La vittima era stata accusata dal boss di avergli rubato il succo di frutta. È successo nel tratto di mare tra Marocco e Spagna, scrive El Mundo
di Brahim Maarad
Il gommone – scrive El Mundo – era partito il pomeriggio del 5 luglio dalla spiaggia di Kariat Arkmane (vicino alla città di Nador, a nord del Marocco) ed è arrivato all’alba del giorno successivo in acque spagnole, nel mezzo del Mare di Alboran. Erano partiti in 17 ma sono arrivati in 16. “Gli ha tagliato la testa, è impazzito”: ha urlato terrorizzato uno dei giovani che si trovavano sulla barca, appena soccorso dalla Croce Rossa sulla costa andalusa.
L’attraversamento di oltre 200 chilometri nel Mare di Alboran è diventato troppo lungo.
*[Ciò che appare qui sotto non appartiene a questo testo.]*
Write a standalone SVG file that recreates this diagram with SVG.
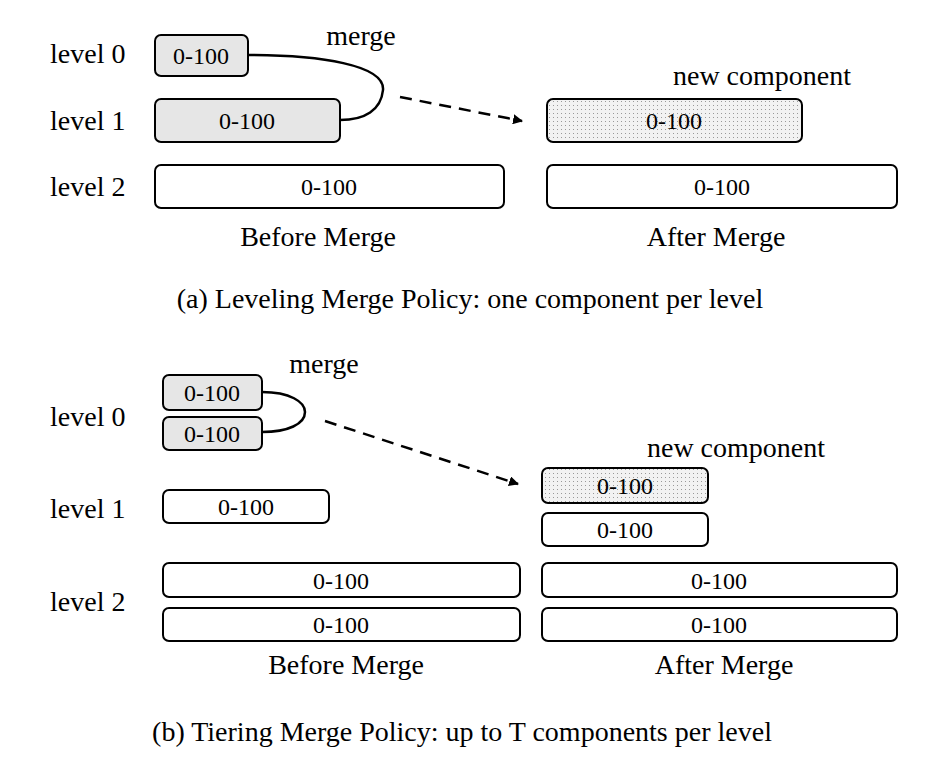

Il sole bruciava, la stanchezza (fisica e psicologica) aumentava e la sete colpiva forte lo stomaco. Ogni migrante, tutti provenienti dall’Africa subsahariana, portava con se’ un piccolo sacchetto con del cibo e una confezione di succo. Il proprietario della barca, il guineano Oumar Diallo, che si era fatto pagare 2.500 euro a testa, anche lui aveva il suo pacco di sopravvivenza. Uno dei compatrioti gli ha pero’ bevuto il suo succo.
La reazione dello scafista è stata immediata: ha estratto un lungo pugnale e ha decapitato lo sventurato. Gli altri sono rimasti scioccati, terrorizzati al punto di non essere riusciti a fiatare. Diallo ha gettato la testa in mare e ha lasciato il corpo sul gommone per altri 45 minuti.
L’episodio è stato riferito da chi ha assistito alla scena alla polizia, dopo l’arrivo in Spagna. Sono stati portati tutti al Centro rifugiati di Malaga tranne lo scafista che è stato trattenuto dagli investigatori che indaga sull’omicidio. “Una settimana dopo i fatti molti ancora non riescono a dormire, in tanti hanno ancora bisogno di assistenza psicologica”, riferiscono i volontari del centro. El Mundo non riuscito a identificare la vittima ma ha ricostruito la storia dello scafista: l’Organizzazione marocchina per i diritti umani lo aveva denunciato diverse volte per la tratta degli essere umani. “Individua le persone nel suo Paese di origine, la Guinea, e le convince a partire, chiedendo in cambio 3 mila euro. La polizia marocchina lo ha fermato piu’ volte ma poi e’ sempre stato scarcerato”, ha raccontato Omar Naji, presidente dell’Ong.